I don't deny the benefits that capitalism has brought. Marx never attacked capitalism for what it is, an era in history following feudalism. I admire its continual search for more efficient ways of producing and distributing, and the technological advances made under capitalism are the things that can make poverty a thing of the past. However while these technologies and assets are in the control of people who use them to collect wealth for themself, rather than better create and distribute it, poverty will remain.
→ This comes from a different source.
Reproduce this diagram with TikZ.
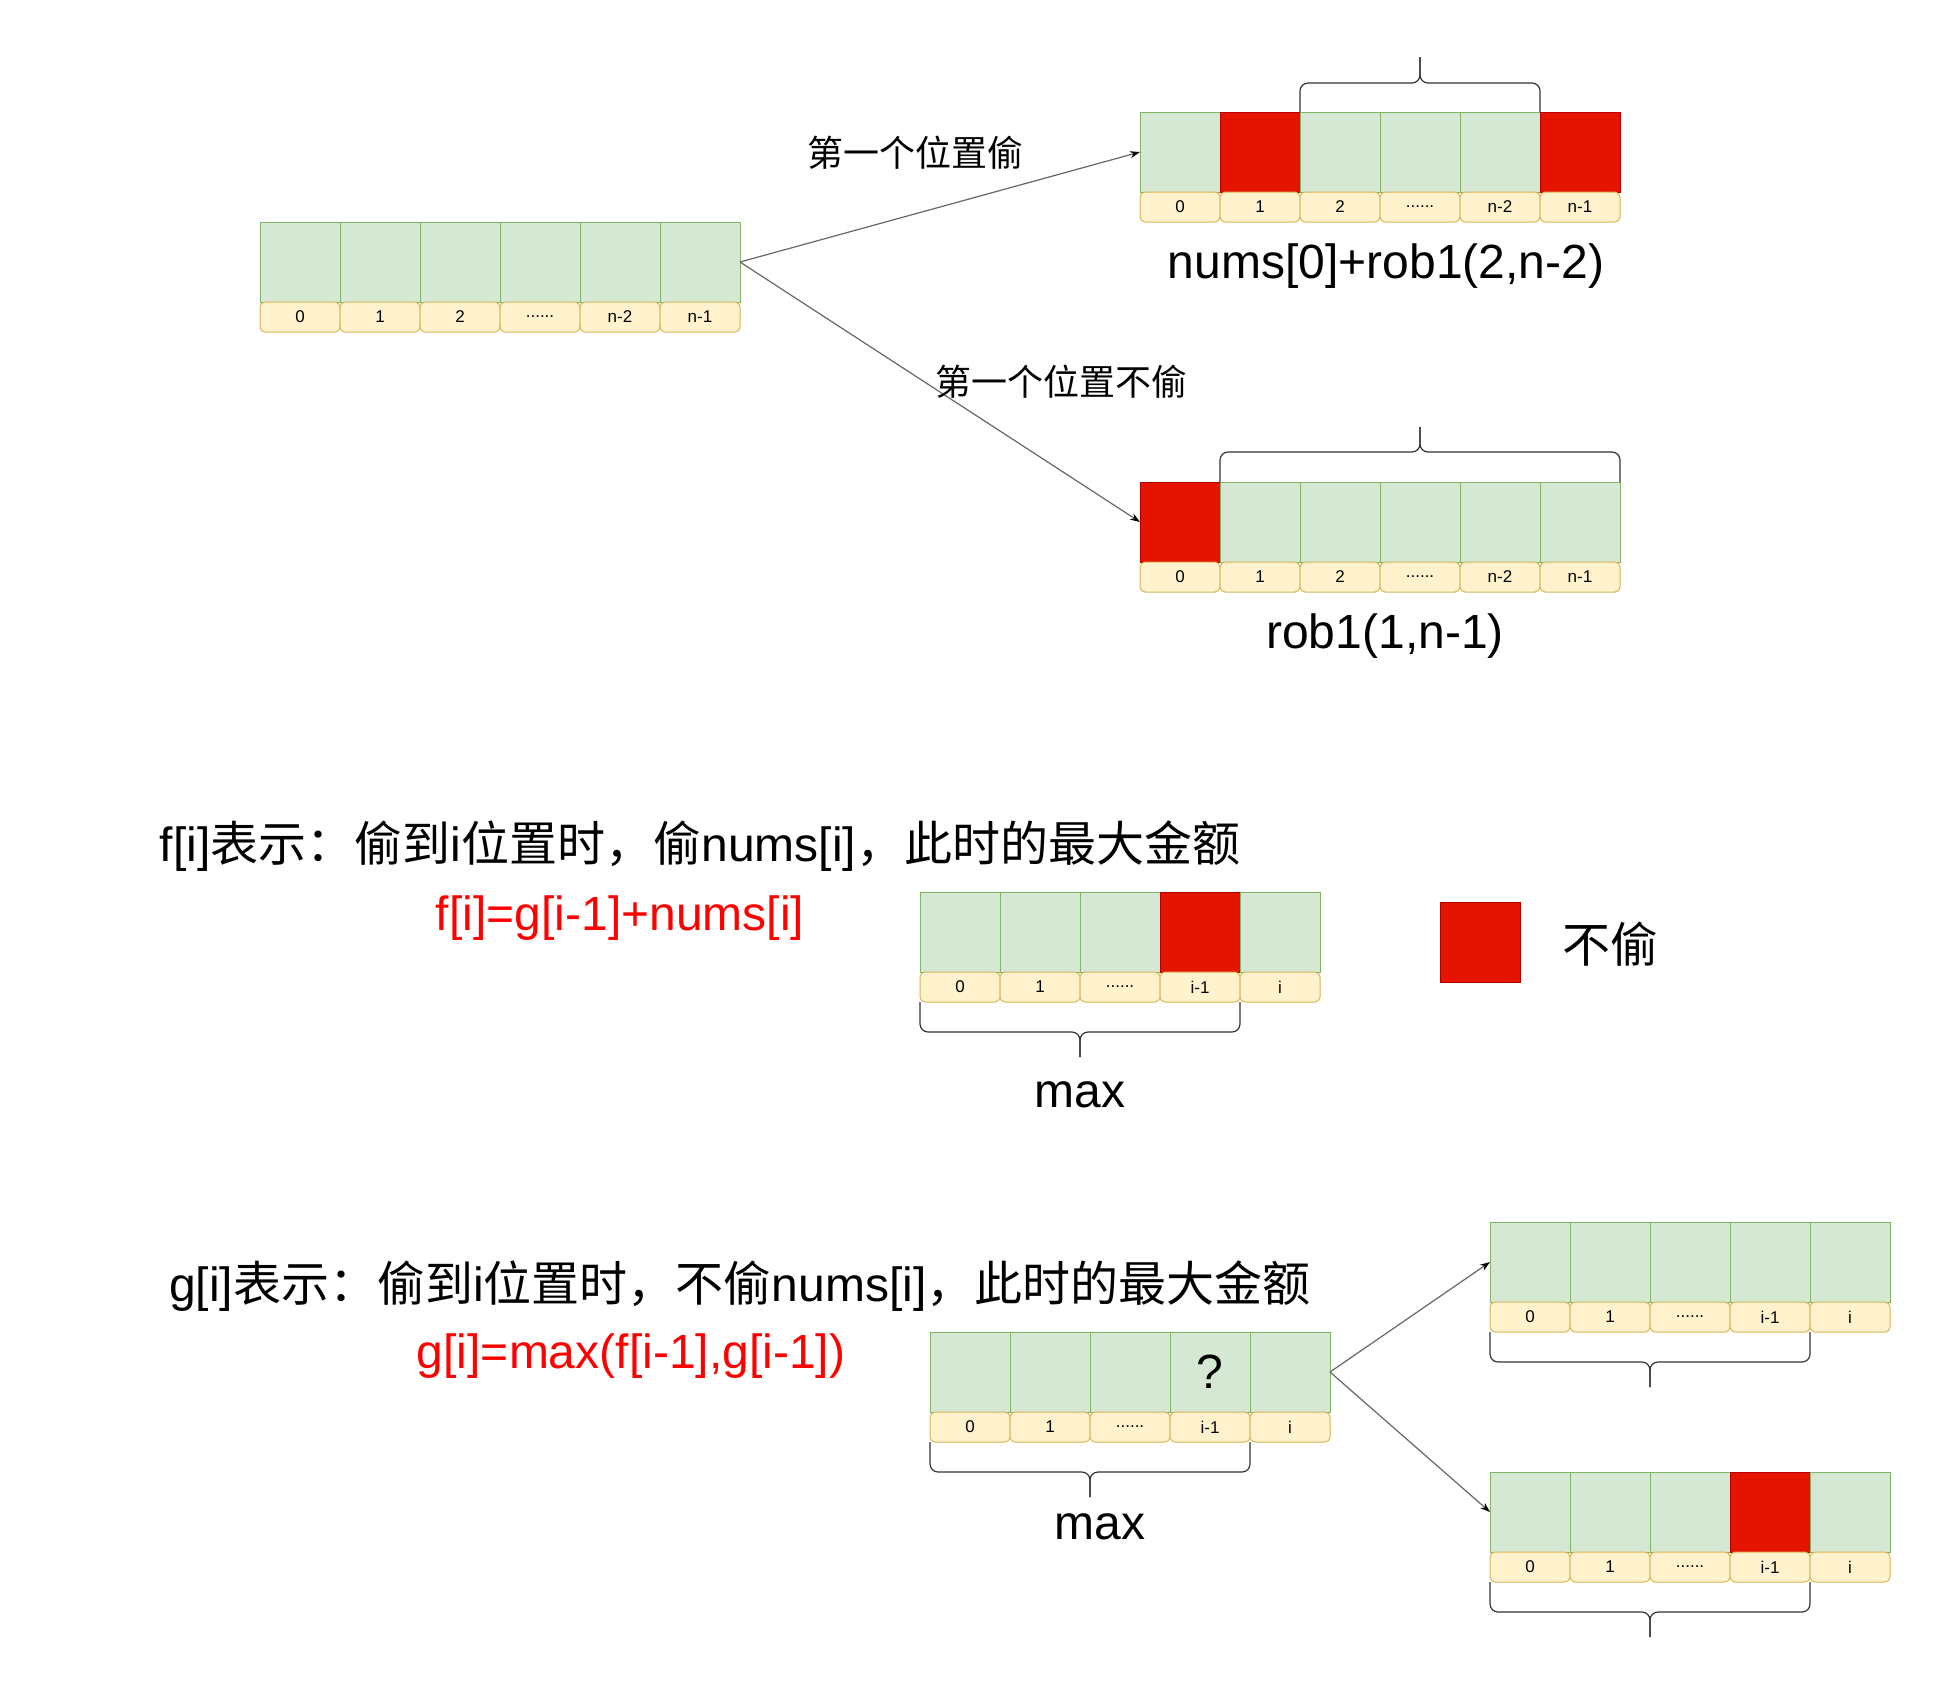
\documentclass[tikz,border=0pt]{standalone}
\usepackage{fontspec}
\setmainfont{Liberation Sans}
\newfontfamily\cjk{Noto Sans CJK SC}
\usetikzlibrary{arrows.meta, calc}

\definecolor{cellfill}{HTML}{D5E8D4}
\definecolor{cellline}{HTML}{82B366}
\definecolor{redfill}{HTML}{E51400}
\definecolor{redline}{HTML}{B20000}
\definecolor{idxfill}{HTML}{FFF2CC}
\definecolor{idxline}{HTML}{D6B656}
\newcommand{\dotsix}{......}

\begin{document}
\begin{tikzpicture}[x=0.5pt, y=0.5pt,
      cell/.style={rectangle, draw=cellline, fill=cellfill, line width=0.5pt, minimum width=40pt, minimum height=40pt, inner sep=0pt, outer sep=0pt, anchor=north west},
      redcell/.style={cell, draw=redline, fill=redfill},
      idx/.style={rectangle, rounded corners=2.5pt, draw=idxline, fill=idxfill, line width=0.5pt, minimum width=40pt, minimum height=15pt, inner sep=0pt, outer sep=0pt, anchor=north west, font=\fontsize{8.5}{10}\selectfont},
      link/.style={draw=black!60, line width=0.6pt, -{Stealth[length=5pt, width=3.5pt, color=black]}},
      bracket/.style={draw=black!80, line width=0.6pt, rounded corners=4pt},
      big/.style={font=\fontsize{24}{28}\selectfont},
      mid/.style={font=\fontsize{18}{22}\selectfont}]
      \useasboundingbox (0,0) rectangle (1941,-1694);

      % Whole array
      \foreach \lab/\sty [count=\k from 0] in {0/cell, 1/cell, 2/cell, \dotsix/cell, n-2/cell, n-1/cell} {
        \node[\sty] (a\k) at (260+80*\k, -222) {};
        \node[idx] (ai\k) at (260+80*\k, -302) {\lab};
      }

      % First house robbed
      \foreach \lab/\sty [count=\k from 0] in {0/cell, 1/redcell, 2/cell, \dotsix/cell, n-2/cell, n-1/redcell} {
        \node[\sty] (b\k) at (1140+80*\k, -112) {};
        \node[idx] (bi\k) at (1140+80*\k, -192) {\lab};
      }

      % First house skipped
      \foreach \lab/\sty [count=\k from 0] in {0/redcell, 1/cell, 2/cell, \dotsix/cell, n-2/cell, n-1/cell} {
        \node[\sty] (c\k) at (1140+80*\k, -482) {};
        \node[idx] (ci\k) at (1140+80*\k, -562) {\lab};
      }

      % f[i]
      \foreach \lab/\sty [count=\k from 0] in {0/cell, 1/cell, \dotsix/cell, i-1/redcell, i/cell} {
        \node[\sty] (d\k) at (920+80*\k, -892) {};
        \node[idx] (di\k) at (920+80*\k, -972) {\lab};
      }

      % g[i] and its two cases
      \foreach \lab/\sty [count=\k from 0] in {0/cell, 1/cell, \dotsix/cell, i-1/cell, i/cell} {
        \node[\sty] (e\k) at (930+80*\k, -1332) {};
        \node[idx] (ei\k) at (930+80*\k, -1412) {\lab};
      }
      \foreach \lab/\sty [count=\k from 0] in {0/cell, 1/cell, \dotsix/cell, i-1/cell, i/cell} {
        \node[\sty] (f\k) at (1490+80*\k, -1222) {};
        \node[idx] (fi\k) at (1490+80*\k, -1302) {\lab};
      }
      \foreach \lab/\sty [count=\k from 0] in {0/cell, 1/cell, \dotsix/cell, i-1/redcell, i/cell} {
        \node[\sty] (g\k) at (1490+80*\k, -1472) {};
        \node[idx] (gi\k) at (1490+80*\k, -1552) {\lab};
      }
      \node[big] (qmark) at (e3.center) {?};

      % Arrows
      \draw[link] (a5.east) -- (b0.west);
      \draw[link] (a5.east) -- (c0.west);
      \draw[link] (e4.east) -- (f0.west);
      \draw[link] (e4.east) -- (g0.west);

      % Braces
      \coordinate (bm) at ($(b2.north west)!.5!(b4.north east)+(0,29)$);
      \draw[bracket] (b2.north west) |- (bm) -- ++(0,26);
      \draw[bracket] (b4.north east) |- (bm) -- ++(0,26);
      \coordinate (cm) at ($(c1.north west)!.5!(c5.north east)+(0,30)$);
      \draw[bracket] (c1.north west) |- (cm) -- ++(0,25);
      \draw[bracket] (c5.north east) |- (cm) -- ++(0,25);
      \coordinate (dm) at ($(di0.south west)!.5!(di3.south east)+(0,-30)$);
      \draw[bracket] (di0.south west) |- (dm) -- ++(0,-25);
      \draw[bracket] (di3.south east) |- (dm) -- ++(0,-25);
      \coordinate (em) at ($(ei0.south west)!.5!(ei3.south east)+(0,-30)$);
      \draw[bracket] (ei0.south west) |- (em) -- ++(0,-25);
      \draw[bracket] (ei3.south east) |- (em) -- ++(0,-25);
      \coordinate (fm) at ($(fi0.south west)!.5!(fi3.south east)+(0,-30)$);
      \draw[bracket] (fi0.south west) |- (fm) -- ++(0,-25);
      \draw[bracket] (fi3.south east) |- (fm) -- ++(0,-25);
      \coordinate (gm) at ($(gi0.south west)!.5!(gi3.south east)+(0,-30)$);
      \draw[bracket] (gi0.south west) |- (gm) -- ++(0,-25);
      \draw[bracket] (gi3.south east) |- (gm) -- ++(0,-25);

      % Labels
      \node[mid] (lsteal) at (915,-153) {\cjk 第一个位置偷};
      \node[mid] (lskip) at (1061,-382) {\cjk 第一个位置不偷};
      \node[big] (stealsum) at (1386,-266) {nums[0]+rob1(2,n-2)};
      \node[big] (skipsum) at (1385,-636) {rob1(1,n-1)};

      \node[big] (fdef) at (700,-846) {f[i]{\cjk 表示：偷到}i{\cjk 位置时，偷}nums[i]{\cjk ，此时的最大金额}};
      \node[big, text=red] (frule) at (620,-918) {f[i]=g[i-1]+nums[i]};
      \node[big] (fmax) at (1080,-1095) {max};

      \node[redcell] (legend) at (1440,-902) {};
      \node[big] (legendtext) at (1610,-944) {\cjk 不偷};

      \node[big] (gdef) at (740,-1286) {g[i]{\cjk 表示：偷到}i{\cjk 位置时，不偷}nums[i]{\cjk ，此时的最大金额}};
      \node[big, text=red] (grule) at (631,-1356) {g[i]=max(f[i-1],g[i-1])};
      \node[big] (gmax) at (1100,-1527) {max};
    \end{tikzpicture}
\end{document}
The wages in the west have risen only as a result of globalisation. Whereas there would be massive working class, smallish middle class and tiny ruling class in each country 150 years ago, now it is as if we are one giant country, with the middle class and ruling class living in the West. The rich can afford to pay higher wages in the West in order to raise living standards, which increases stability in these countries. But they'll be damned if they pay their workers in developing countries anything like it. A person making t-shirts in britain will earn the min wage of £3.70 an hour, roughly $5.50, while in honduras they'll get 50 cents an hour. But if free trade would be fully actualised, where goods AND labour are free to move around the world, you would see equally shoddy wages for every worker around the world.

India is moving from towards a first world nation. It has better teaching than it used too. But with rising intelligence comes rising demands for better wages. If all countries around the world were first world nations, in terms of education, everyone in the world would be demanding good wages. But they would not get it, because if everyone around the world got good wages, the rich would no longer be rich. This is because of the simple fact that the rich can only be rich while there are poor people. If we were all rich, the value of our money would decrease, making us all equal.

Of course that point will never happen, because poor countries are indebted to the west through the World Bank and IMF, and they demand that these countries cut their education budgets.


Socialism is a philosophy of failure, the creed of ignorance, and the gospel of envy, its inherent virtue is the equal sharing of misery.